The pipe goes to Ocean Beach, if you look carefully between the parking lot and the concrete boardwalk about midway between Lincoln and Fulton you can see two metal plates at your feet (you can see them on google maps), these are hatches that open up to a small room below with two large Fybroc pumps inside it. The pumps are drawing water from underneath the sand, one intake goes to the west (towards the ocean) and pulls a mix of ocean water and a bit of freshwater intruding from SF's groundwater. The other intake goes east and is an effort to lower the groundwater in the immediate vicinity to keep it from intruding.
There were a few reasons using this water sucked.
1) Salinity varies but was always lower than NSW and needed "brining" or raising it with a salt mix.
2) Phosphate and ammonia were frequently problems (a water treatment plant is just south of Ocean Beach, near where the Great Highway meets Lake Merced).
3) Using this water requires running the pumps 24/7, and the pumps have a minimum setting, so a constant stream of ocean water has to be delivered to CAS 24/7 whether it gets used or not. The vast majority did not get used and had to be diverted to sewer, which costs money. This is horribly inefficient, obviously.
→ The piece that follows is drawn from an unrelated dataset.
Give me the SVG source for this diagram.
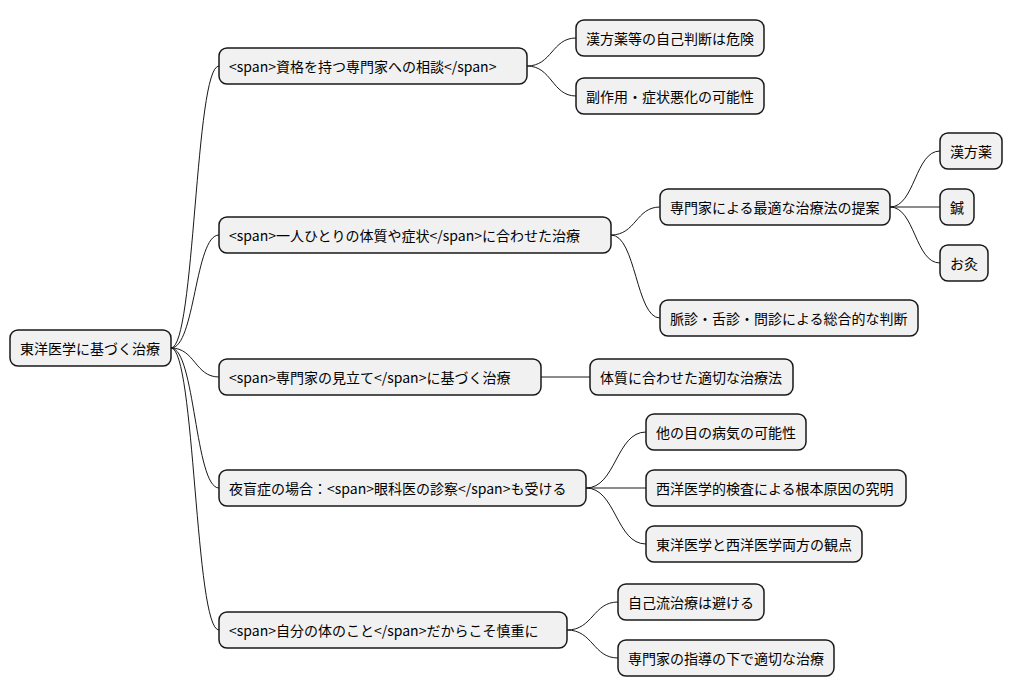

The first switch from ocean beach water was to IO and carbon filtered SF city water. That works fine but there is a cheaper way, making your own mix using quality ingredients. IIRC the cost went from 11 cents a gallon to 7 cents a gallon doing this, but it's been 4 years since I crunched the numbers. NaCl comes from Morton, minus anti-caking agents and such, MgCl and MgSO4 come from Skyline in LA, CaCl2 comes from Cal-Chlor in Michigan, KCl comes from Brenntag Pacific in Richmond, NaHCO3 comes from Arm & Hammer ( pallets of 50# sacks from a cattle feed store in Petaluma), B and Sr come from a chemical supply house, etc etc. There are lots of other trace elements too. Got any more questions, let me know.